Он никогда не стремился к духовному вождизму, но возможности и место свое понял достаточно рано. А мясорубка шестьдесят третьего -- шестьдесят четвертого годов это осознание своей особости еще более прояснила и утвердила в нем достаточно редкое ощущение -- "право имею".
13 июня 1965 года он писал мне из ссылки: "Я собираюсь сейчас устроить тебе маленькую Ясную Поляну; мое положение если не обязывает к этому, то позволяет. Точнее: мое расположение, географическое... Смотри на себя не сравнительно с остальными, а обособляясь. Обособляйся и позволяй себе все, что угодно. (Речь, естественно, шла о писании стихов, а не о бытовом поведении.-- Я. Г.) Если ты озлоблен, то не скрывай этого, пусть оно грубо; если ты весел -- тоже, пусть оно и банально. Помни, что твоя жизнь -- это твоя жизнь. Ничьи -- пусть самые высокие -- правила тебе не закон. Это не твои правила. В лучшем случае, они похожи на твои. Будь независим. Независимость -- лучшее качество, лучшее слово на всех языках. Пусть это приведет тебя к поражению (глупое слово) -- это будет только твое поражение. Ты сам сведешь с собой счеты: а то приходится сводить фиг знает с кем".
Удивительное дело -- двадцать три года назад двадцатипятилетний Бродский почти буквально сформулировал одно из положений своей Нобелевской лекции. Совершенно так же, как его рассуждения в той же лекции о роли языка восходят к письму, которое он собирался послать (не помню -- послал ли, кажется, нет, у меня сохранился принесенный им для совета черновик, подписанный: "архитектор Кошкин Иосиф Александрович") в "Литературную газету", где шла в начале шестидесятых годов дискуссия о реформе языка. Тут прослеживается некая закономерность -- люди такого масштаба часто -- хотя бы в общем виде -- рано формулируют основные идеи, а затем развивают и усложняют их.

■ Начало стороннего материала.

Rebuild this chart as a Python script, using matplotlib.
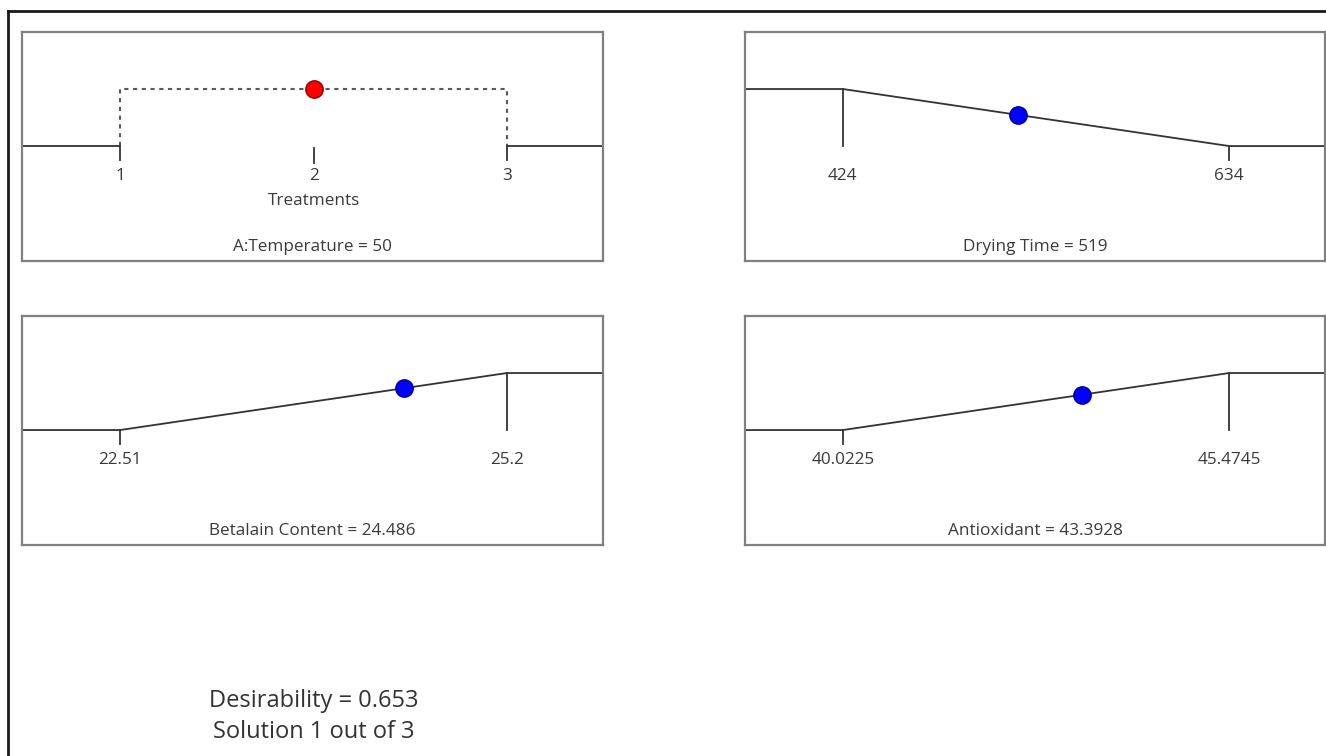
import matplotlib
matplotlib.use('Agg')
import matplotlib.pyplot as plt
from matplotlib.lines import Line2D
from matplotlib.transforms import blended_transform_factory

plt.rcParams['font.family'] = ['Open Sans', 'DejaVu Sans']

# ---------------- data ----------------
treatments = [1, 2, 3]
treatment_selected = 2
factor_name = 'A:Temperature'
factor_value = '50'
factor_axis_label = 'Treatments'

resp_names = ['Drying Time', 'Betalain Content', 'Antioxidant']
resp_low = [424, 22.51, 40.0225]
resp_high = [634, 25.2, 45.4745]
resp_value = [519, 24.486, 43.3928]
resp_goal = ['minimize', 'maximize', 'maximize']
resp_low_labels = ['424', '22.51', '40.0225']
resp_high_labels = ['634', '25.2', '45.4745']
resp_value_labels = ['519', '24.486', '43.3928']

desirability = 0.653
solution_num = 1
solution_total = 3

# ---------------- style ----------------
W, H = 1326, 756
FRAME = '#808080'
LINE = '#333333'
TXT = '#3a3a3a'
FS = 12.3
YLIM = (-2.016, 2.0)
LM, RM, SPAN = 0.1687, 0.1652, 0.666
TICK_DN = -0.25
LABEL_Y = 0.37
TITLE_Y = 0.062

fig = plt.figure(figsize=(W / 100, H / 100), dpi=100)
fig.patch.set_facecolor('white')

# outer frame (left + top)
fig.add_artist(Line2D([8 / W, 1.0], [1 - 11 / H, 1 - 11 / H], transform=fig.transFigure,
                      color='#1a1a1a', lw=2.0))
fig.add_artist(Line2D([8 / W, 8 / W], [0, 1 - 11 / H], transform=fig.transFigure,
                      color='#1a1a1a', lw=2.0))


def make_ax(x0, y0, x1, y1, low, high):
    ax = fig.add_axes([x0 / W, 1 - y1 / H, (x1 - x0) / W, (y1 - y0) / H])
    R = high - low
    ax.set_xlim(low - LM / SPAN * R, high + RM / SPAN * R)
    ax.set_ylim(*YLIM)
    ax.set_xticks([])
    ax.set_yticks([])
    for s in ax.spines.values():
        s.set_color(FRAME)
        s.set_linewidth(1.6)
    return ax


boxes = [(22, 32, 603, 261), (745, 32, 1325, 261), (22, 316, 603, 545), (745, 316, 1325, 545)]

# ---- factor panel (categorical treatments) ----
lo, hi = treatments[0], treatments[-1]
ax = make_ax(*boxes[0], lo, hi)
xl = ax.get_xlim()
tr = blended_transform_factory(ax.transData, ax.transAxes)
ax.plot([xl[0], lo], [0, 0], color=LINE, lw=1.3, solid_capstyle='butt')
ax.plot([hi, xl[1]], [0, 0], color=LINE, lw=1.3, solid_capstyle='butt')
ax.plot([lo, lo, hi, hi], [0, 1, 1, 0], color='#5a5a5a', lw=1.5, linestyle=(0, (2, 2.2)))
for t in treatments:
    if t in (lo, hi):
        ax.plot([t, t], [0, TICK_DN], color=LINE, lw=1.3)
    else:
        ax.plot([t, t], [-0.03, -0.3], color=LINE, lw=1.3)
    ax.text(t, LABEL_Y, str(t), transform=tr, ha='center', va='center', fontsize=FS, color=TXT)
ax.text(treatments[1], 0.262, factor_axis_label, transform=tr, ha='center', va='center',
        fontsize=FS, color=TXT)
ax.text(0.5, TITLE_Y, f'{factor_name} = {factor_value}', transform=ax.transAxes,
        ha='center', va='center', fontsize=FS, color=TXT)
ax.plot([treatment_selected], [1], 'o', ms=12.5, mfc='#ff0000', mec='#900000', mew=1.0, zorder=5)

# ---- response panels ----
for i in range(3):
    lo, hi, v = resp_low[i], resp_high[i], resp_value[i]
    ax = make_ax(*boxes[i + 1], lo, hi)
    xl = ax.get_xlim()
    tr = blended_transform_factory(ax.transData, ax.transAxes)
    if resp_goal[i] == 'maximize':
        dlo, dhi = 0, 1
        d = (v - lo) / (hi - lo)
    else:
        dlo, dhi = 1, 0
        d = 1 - (v - lo) / (hi - lo)
    ax.plot([xl[0], lo, hi, xl[1]], [dlo, dlo, dhi, dhi], color=LINE, lw=1.3,
            solid_joinstyle='miter')
    # ticks
    if resp_goal[i] == 'maximize':
        ax.plot([lo, lo], [0, TICK_DN], color=LINE, lw=1.3)
        ax.plot([hi, hi], [1, 0], color=LINE, lw=1.3)
    else:
        ax.plot([lo, lo], [1, 0], color=LINE, lw=1.3)
        ax.plot([hi, hi], [0, TICK_DN], color=LINE, lw=1.3)
    ax.text(lo, LABEL_Y, resp_low_labels[i], transform=tr, ha='center', va='center',
            fontsize=FS, color=TXT)
    ax.text(hi, LABEL_Y, resp_high_labels[i], transform=tr, ha='center', va='center',
            fontsize=FS, color=TXT)
    ax.text(0.5, TITLE_Y, f'{resp_names[i]} = {resp_value_labels[i]}', transform=ax.transAxes,
            ha='center', va='center', fontsize=FS, color=TXT)
    ax.plot([v], [d], 'o', ms=12.5, mfc='#0000ff', mec='#000090', mew=1.0, zorder=5)

# ---- bottom text ----
fig.text(314 / W, 1 - 701 / H, f'Desirability = {desirability:.3f}', ha='center', va='center',
         fontsize=17, color='#333333')
fig.text(314 / W, 1 - 732 / H, f'Solution {solution_num} out of {solution_total}', ha='center',
         va='center', fontsize=17, color='#333333')

fig.savefig('out.png', dpi=100, facecolor='white')
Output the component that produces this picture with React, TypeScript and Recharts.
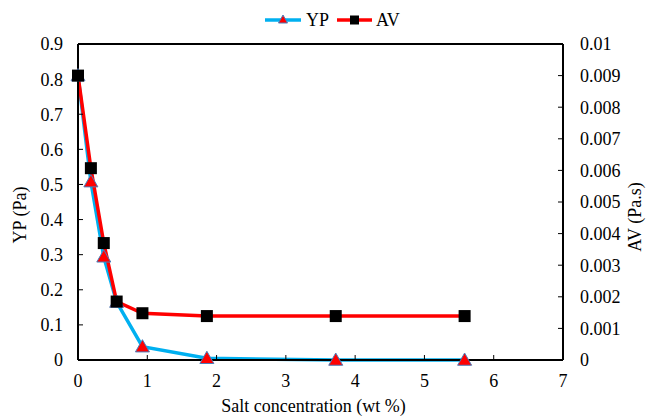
import React from "react";
import { LineChart, Line, XAxis, YAxis, Legend, Label, ReferenceLine } from "recharts";

// salt concentration (wt %)
const salt = [0, 0.186, 0.372, 0.558, 0.93, 1.86, 3.72, 5.58];
// yield point, Pa (left axis)
const yp = [0.81, 0.508, 0.294, 0.165, 0.038, 0.005, 0, 0];
// apparent viscosity, Pa.s (right axis)
const av = [0.009, 0.00607, 0.0037, 0.00185, 0.00148, 0.00139, 0.00139, 0.00139];

const xTicks = [0, 1, 2, 3, 4, 5, 6, 7];
const ypTicks = [0, 0.1, 0.2, 0.3, 0.4, 0.5, 0.6, 0.7, 0.8, 0.9];
const avTicks = [0, 0.001, 0.002, 0.003, 0.004, 0.005, 0.006, 0.007, 0.008, 0.009, 0.01];

const data = salt.map((s, i) => ({ salt: s, yp: yp[i], av: av[i] }));

const FONT = "Liberation Serif";
const BLUE = "#00b0f0";
const RED = "#ff0000";
const FS = 18;
const tickStyle = { fontFamily: FONT, fontSize: FS, fill: "#000" };

const Triangle = (props: any) => {
  const { cx, cy } = props;
  if (cx == null || cy == null) return null;
  const s = 7;
  return (
    <polygon
      points={`${cx},${cy - s} ${cx + s},${cy + s * 0.75} ${cx - s},${cy + s * 0.75}`}
      fill={RED}
      stroke="#4a7ebb"
      strokeWidth={1}
    />
  );
};

const Square = (props: any) => {
  const { cx, cy } = props;
  if (cx == null || cy == null) return null;
  return <rect x={cx - 6} y={cy - 6} width={12} height={12} fill="#000" />;
};

const LegendBox = () => (
  <svg width={140} height={30} style={{ display: "block" }}>
    <line x1={3} x2={39} y1={15} y2={15} stroke={BLUE} strokeWidth={3.5} />
    <polygon points="21,10 25.5,18 16.5,18" fill={RED} stroke="#4a7ebb" strokeWidth={1} />
    <text x={44} y={21} fontFamily={FONT} fontSize={FS} fill="#000">YP</text>
    <line x1={75} x2={110} y1={15} y2={15} stroke={RED} strokeWidth={3.5} />
    <rect x={88} y={10.5} width={9} height={9} fill="#000" />
    <text x={114} y={21} fontFamily={FONT} fontSize={FS} fill="#000">AV</text>
  </svg>
);

export default function App() {
  return (
    <div style={{ position: "absolute", left: 0, top: 0, background: "#fff" }}>
      <LineChart
        width={649}
        height={416}
        data={data}
        margin={{ top: 44, right: 0, bottom: 26, left: 10 }}
      >
        <XAxis
          dataKey="salt"
          type="number"
          domain={[0, 7]}
          ticks={xTicks}
          height={30}
          stroke="#000"
          axisLine={{ strokeWidth: 2 }}
          tickSize={-5}
          tickMargin={19}
          tick={tickStyle}
        >
          <Label
            content={({ viewBox }: any) => (
              <text
                x={viewBox.x + viewBox.width / 2 - 7}
                y={viewBox.y + 52}
                textAnchor="middle"
                fontFamily={FONT}
                fontSize={FS}
                fill="#000"
              >
                Salt concentration (wt %)
              </text>
            )}
          />
        </XAxis>
        <YAxis
          yAxisId="l"
          domain={[0, 0.9]}
          ticks={ypTicks}
          width={68}
          stroke="#000"
          axisLine={{ strokeWidth: 2 }}
          tickSize={-5}
          tickMargin={20}
          tick={tickStyle}
        >
          <Label
            content={({ viewBox }: any) => {
              const x = viewBox.x + 10;
              const y = viewBox.y + viewBox.height / 2 + 13;
              return (
                <text x={x} y={y} transform={`rotate(-90 ${x} ${y})`} textAnchor="middle" dominantBaseline="central" fontFamily={FONT} fontSize={FS} fill="#000">
                  YP (Pa)
                </text>
              );
            }}
          />
        </YAxis>
        <YAxis
          yAxisId="r"
          orientation="right"
          domain={[0, 0.01]}
          ticks={avTicks}
          width={86}
          stroke="#000"
          axisLine={{ strokeWidth: 2 }}
          tickSize={-5}
          tickMargin={22}
          tick={tickStyle}
        >
          <Label
            content={({ viewBox }: any) => {
              const x = viewBox.x + 72;
              const y = viewBox.y + viewBox.height / 2 + 15;
              return (
                <text x={x} y={y} transform={`rotate(-90 ${x} ${y})`} textAnchor="middle" dominantBaseline="central" fontFamily={FONT} fontSize={FS} fill="#000">
                  AV (Pa.s)
                </text>
              );
            }}
          />
        </YAxis>
        <ReferenceLine yAxisId="l" y={0.9} stroke="#000" strokeWidth={2} />
        <Legend
          verticalAlign="middle"
          wrapperStyle={{ top: 5, left: 262, width: 140 }}
          content={() => <LegendBox />}
        />
        <Line
          yAxisId="l"
          dataKey="yp"
          name="YP"
          stroke={BLUE}
          strokeWidth={3.5}
          dot={<Triangle />}
          activeDot={false}
          isAnimationActive={false}
        />
        <Line
          yAxisId="r"
          dataKey="av"
          name="AV"
          stroke={RED}
          strokeWidth={3.5}
          dot={<Square />}
          activeDot={false}
          isAnimationActive={false}
        />
      </LineChart>
    </div>
  );
}
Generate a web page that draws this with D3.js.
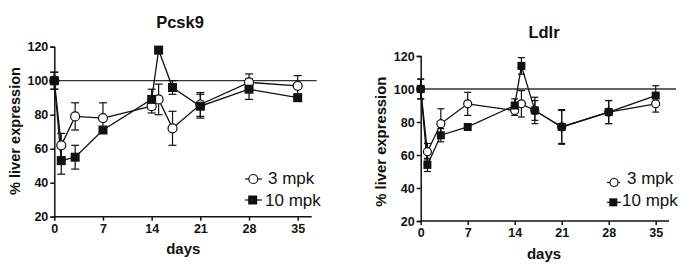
<!DOCTYPE html>
<html><head><meta charset="utf-8">
<script src="https://cdn.jsdelivr.net/npm/d3@7"></script>
<style>
body{margin:0;background:#fff;}
svg{display:block;font-family:"Liberation Sans",Arial,sans-serif;}
</style></head><body>
<svg id="c" width="688" height="266"></svg>
<script>
const days = [0, 1, 3, 7, 14, 15, 17, 21, 28, 35];
const xTicks = [0, 7, 14, 21, 28, 35];
const yTicks = [20, 40, 60, 80, 100, 120];
const seriesNames = ["3 mpk", "10 mpk"];
const panelTitles = ["Pcsk9", "Ldlr"];

const pcsk9_3mpk = [100, 62, 79, 78, 85, 89, 72, 86, 99, 97];
const pcsk9_3mpk_err = [5, 7, 8, 9, 4, 9, 10, 7, 5, 6];
const pcsk9_10mpk = [100, 53, 55, 71, 89, 118, 96, 85, 95, 90];
const pcsk9_10mpk_err = [5, 8, 7, 2, 6, 2, 4, 7, 6, 2];

const ldlr_3mpk = [100, 62, 79, 91, 87, 91, 87, 77, 86, 91];
const ldlr_3mpk_err = [6, 5, 9, 7, 3, 8, 6, 10, 7, 5];
const ldlr_10mpk = [100, 54, 72, 77, 90, 114, 87, 77, 86, 96];
const ldlr_10mpk_err = [6, 4, 4, 2, 4, 5, 8, 10.5, 7, 6];

const svg = d3.select("#c");
const ink = "#111";

function panel(cfg, s3, e3, s10, e10, title) {
  const x = d3.scaleLinear().domain([0, 35]).range([cfg.x0, cfg.x35]);
  const y = d3.scaleLinear().domain([20, 120]).range([cfg.yb, cfg.yt]);
  const g = svg.append("g");

  g.append("line").attr("x1", x(0)).attr("x2", cfg.refEnd)
    .attr("y1", y(100)).attr("y2", y(100))
    .attr("stroke", "#333").attr("stroke-width", 1.3);

  const yAx = g.append("g").attr("transform", `translate(${x(0)},0)`)
    .call(d3.axisLeft(y).tickValues(yTicks).tickSize(4).tickPadding(2));
  const xAx = g.append("g").attr("transform", `translate(0,${y(20)})`)
    .call(d3.axisBottom(x).tickValues(xTicks).tickSize(4).tickPadding(3));
  [yAx, xAx].forEach(a => {
    a.selectAll("path").attr("stroke", ink).attr("stroke-width", 1.5);
    a.selectAll("line").attr("stroke", ink).attr("stroke-width", 1.5);
    a.selectAll("text").attr("fill", ink).style("font-size", "12.5px")
      .style("font-weight", "bold").style("font-family", "'Liberation Sans',Arial,sans-serif");
  });
  xAx.select(".domain").attr("d", `M${x(0)},0H${cfg.axEnd}`);

  const series = [
    {v: s3, e: e3, open: true},
    {v: s10, e: e10, open: false}
  ];
  const line = d3.line().x((d, i) => x(days[i])).y(d => y(d));
  const cap = cfg.cap;

  series.forEach(s => {
    const eg = g.append("g").attr("stroke", ink).attr("stroke-width", 1.2);
    s.v.forEach((v, i) => {
      const cx = x(days[i]);
      eg.append("line").attr("x1", cx).attr("x2", cx).attr("y1", y(v - s.e[i])).attr("y2", y(v + s.e[i]));
      eg.append("line").attr("x1", cx - cap).attr("x2", cx + cap).attr("y1", y(v + s.e[i])).attr("y2", y(v + s.e[i]));
      eg.append("line").attr("x1", cx - cap).attr("x2", cx + cap).attr("y1", y(v - s.e[i])).attr("y2", y(v - s.e[i]));
    });
  });
  series.forEach(s => {
    g.append("path").datum(s.v).attr("d", line).attr("fill", "none")
      .attr("stroke", ink).attr("stroke-width", 1.3);
  });
  series.forEach(s => {
    s.v.forEach((v, i) => {
      const cx = x(days[i]), cy = y(v);
      if (s.open) {
        g.append("circle").attr("cx", cx).attr("cy", cy).attr("r", cfg.r)
          .attr("fill", "#fff").attr("stroke", ink).attr("stroke-width", 1.2);
      } else {
        g.append("rect").attr("x", cx - cfg.sq / 2).attr("y", cy - cfg.sq / 2)
          .attr("width", cfg.sq).attr("height", cfg.sq).attr("fill", ink);
      }
    });
  });

  g.append("text").attr("x", cfg.titleX).attr("y", cfg.titleY).attr("text-anchor", "middle")
    .attr("dominant-baseline", "central").style("font-size", "16.5px").style("font-weight", "bold")
    .attr("fill", ink).text(title);
  g.append("text").attr("x", cfg.daysX).attr("y", cfg.daysY).attr("text-anchor", "middle")
    .attr("dominant-baseline", "central").style("font-size", "15px").style("font-weight", "bold")
    .attr("fill", ink).text("days");
  g.append("text").attr("transform", `translate(${cfg.ylabX},${cfg.ylabY}) rotate(-90)`)
    .attr("text-anchor", "middle").attr("dominant-baseline", "central")
    .attr("textLength", cfg.ylabLen).attr("lengthAdjust", "spacingAndGlyphs")
    .style("font-size", "15px").style("font-weight", "bold").attr("fill", ink)
    .text("% liver expression");

  const L = cfg.leg;
  seriesNames.forEach((name, k) => {
    const row = L[k];
    g.append("line").attr("x1", row.l1).attr("x2", row.l2).attr("y1", row.my).attr("y2", row.my)
      .attr("stroke", ink).attr("stroke-width", 1.2);
    if (k === 0) {
      g.append("circle").attr("cx", row.mx).attr("cy", row.my).attr("r", cfg.r)
        .attr("fill", "#fff").attr("stroke", ink).attr("stroke-width", 1.2);
    } else {
      g.append("rect").attr("x", row.mx - cfg.sq / 2).attr("y", row.my - cfg.sq / 2)
        .attr("width", cfg.sq).attr("height", cfg.sq).attr("fill", ink);
    }
    g.append("text").attr("x", row.tx).attr("y", row.ty).attr("dominant-baseline", "central")
      .style("font-size", "17px").attr("fill", ink).text(name);
  });
}

panel({
  x0: 54.3, x35: 297.7, yb: 216.7, yt: 46.7, refEnd: 316.7, axEnd: 311.7,
  cap: 4, r: 4.5, sq: 9,
  titleX: 180, titleY: 21.7, daysX: 183.3, daysY: 248.3,
  ylabX: 14.5, ylabY: 131, ylabLen: 128,
  leg: [
    {l1: 245, l2: 262, mx: 253.3, my: 179, tx: 268, ty: 178.3},
    {l1: 245, l2: 262, mx: 252.7, my: 200, tx: 265, ty: 200}
  ]
}, pcsk9_3mpk, pcsk9_3mpk_err, pcsk9_10mpk, pcsk9_10mpk_err, panelTitles[0]);

panel({
  x0: 420.7, x35: 655.7, yb: 221, yt: 56, refEnd: 676, axEnd: 669,
  cap: 3.5, r: 4, sq: 8,
  titleX: 544, titleY: 31.7, daysX: 544, daysY: 253.3,
  ylabX: 380, ylabY: 141.7, ylabLen: 130,
  leg: [
    {l1: 607, l2: 620, mx: 614, my: 182.5, tx: 627, ty: 178.3},
    {l1: 607, l2: 621, mx: 613.3, my: 202.3, tx: 622, ty: 200}
  ]
}, ldlr_3mpk, ldlr_3mpk_err, ldlr_10mpk, ldlr_10mpk_err, panelTitles[1]);
</script>
</body></html>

Но есть тут и еще один аспект -- он писал это тридцатилетнему отцу семейства, профессионально занимающемуся литературой, но при всем дружеском равенстве и отсутствии какой-либо иерархии в отношениях я воспринял ато "учительство", эту "Ясную Поляну" несколько иронически, но без всякой обиды. И теперь с полной ясностью понимаю его правоту.